Line a deep dish or a baking tray with a parchment paper or grease with a few drops of ghee and keep aside. A size of 8x4" will do, but if you have a bigger thaali / dish, make sure you don't spread over the entire surface or the burfis will be very thin and fragile.
In a heavy bottomed pan, place the milk, sugar, ghee and rava. Bring to boil on a high flame with constant monitoring and stirring.
Once it comes to a boil, reduce flame and allow to simmer with reasonably constant stirring to make sure the milk does not burn or catch at the bottom of the pan, or doesn't boil over.
After stirring and simmering for around 20 minutes, the milk will turn much thicker, roughly the consistency of dosa / pancake batter. Whisk the cocoa powder in warm milk and pour into the thickening milk with constant stirring.

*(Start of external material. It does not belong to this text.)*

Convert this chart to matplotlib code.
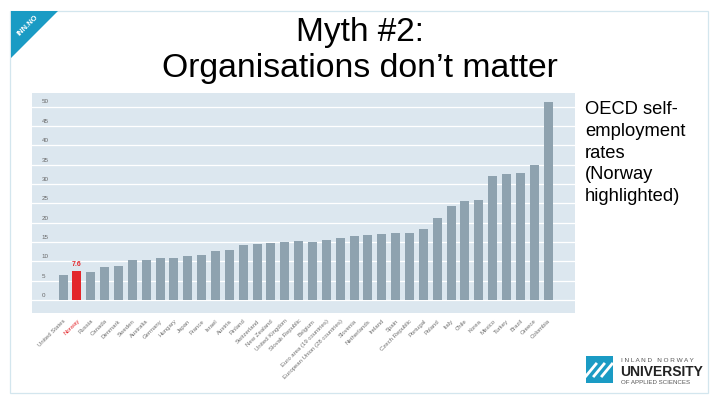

In another 5-8 minutes (continue stirring), the mixture will turn much thicker leaving the sides of the pan. At this point switch off flame, because it will continue to thicken in the residual heat.
Pour / transfer the mixture over the greased parchment, taking care to spread over a smaller area if you want thicker burfis.
Let this cool for 15 minutes after which you can cut into squares / rectangular bars with a sharp knife or a pizza cutter.
Store in airtight container and consume in 3-4 days. Keeping them in the fridge makes them too hard and I personally don't like them cold.